Donald Trump's latest tariff hike stands to create the greatest risk for containerships since most Chinese goods head to the US, analysts say.

The Trump administration on Friday raised a 10% tariff on $200bn in Chinese imports to 25%, bringing $250bn of goods — half of those coming to the US — under the higher tax.

Dry bulk and container shipping stocks remained mostly stable last week, but boxships sector may be most vulnerable to the US' latest move against the major economy, Morgan Stanley's Fotis Giannakoulis says.

"Protectionism and tariffs can be major demand destructors for shipping with consumer driven containerized trade and container shipping being the most vulnerable among all subsectors, especially since the US is the key destination for Chinese products," the analyst wrote today in a note to clients.

"The risks for container liner operators are even greater as they have to face a increase in costs next from the IMO 2020."

Boxship rates have responded differently throughout the world as the Shanghai Containerized Freight Index dropped 2.7% week-over-weekto 765.9 but European and Mediterannean routes gained 7.1% thanks to higher cargo volumes.

Less impact on dry bulk

Giannakoulis said the re-escalated US-China trade war has had less impact on dry bulk shipping because the tariffs mostly focus on soybeans.

In fact, it may have a positive effect on this particular sector, because China has already lessened first-quarter imports of US soybeans by 84%, looking instead to Brazil and Argentina for that staple, he said.
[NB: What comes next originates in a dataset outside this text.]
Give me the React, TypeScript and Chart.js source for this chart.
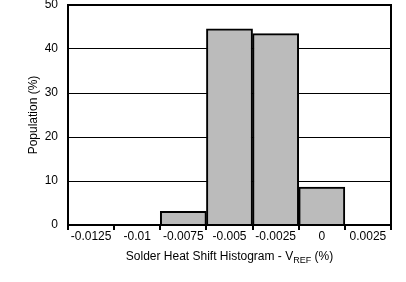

"The risks for dry bulk shipping are mainly on the impact of the trade tension on the Chinese economy and the impact on overall dry bulk commodity demand," he wrote.

Dry bulk rates stayed low last week but still gained for the sixth straight week. The Baltic Dry Index was up 11% at 1,013, while capesize rates gained 4% weeik-over-week to $11,600 per day.

"With ongoing US-China trade tensions, coupled with Vale's production uncertainty, we expect dry bulk equities to remain volatile in the near-term, but a strong rebound in rates during the second half of 2019 should boost share prices in the coming quarters," Jefferies analyst Randy Giveans wrote in a clients' note.

"Although we expect further rate weakness in the second quarter of 2019, we believe the dry bulk shipping market will improve later this year as even minimal demand growth should outpace very low supply growth."

Iron-ore and coal imports may be at risk as well because China has turned more so to domestic production as its steel industry faces downsizing, Giannakoulis said.

Tankers and gas carriers are less impacted because China can easily get supply from the Middle East, West Africa and Australia, and the US can send volume to other Asian buyers, he said.

China retaliates

China is retaliating against the latest Trump tariff hike, announcing today it will raise tariffs on numerous US imported goods.

The Chinese government plans to hike tariffs on $60bn worth of products headed to the US in response to US'latest tariff move, the New York Times reports.

Tariffs on both sides will not take effect for a few weeks and until goods reach each country's shores in order to leave room open for further negotiations.

This story has been updated to include China's retaliatory move.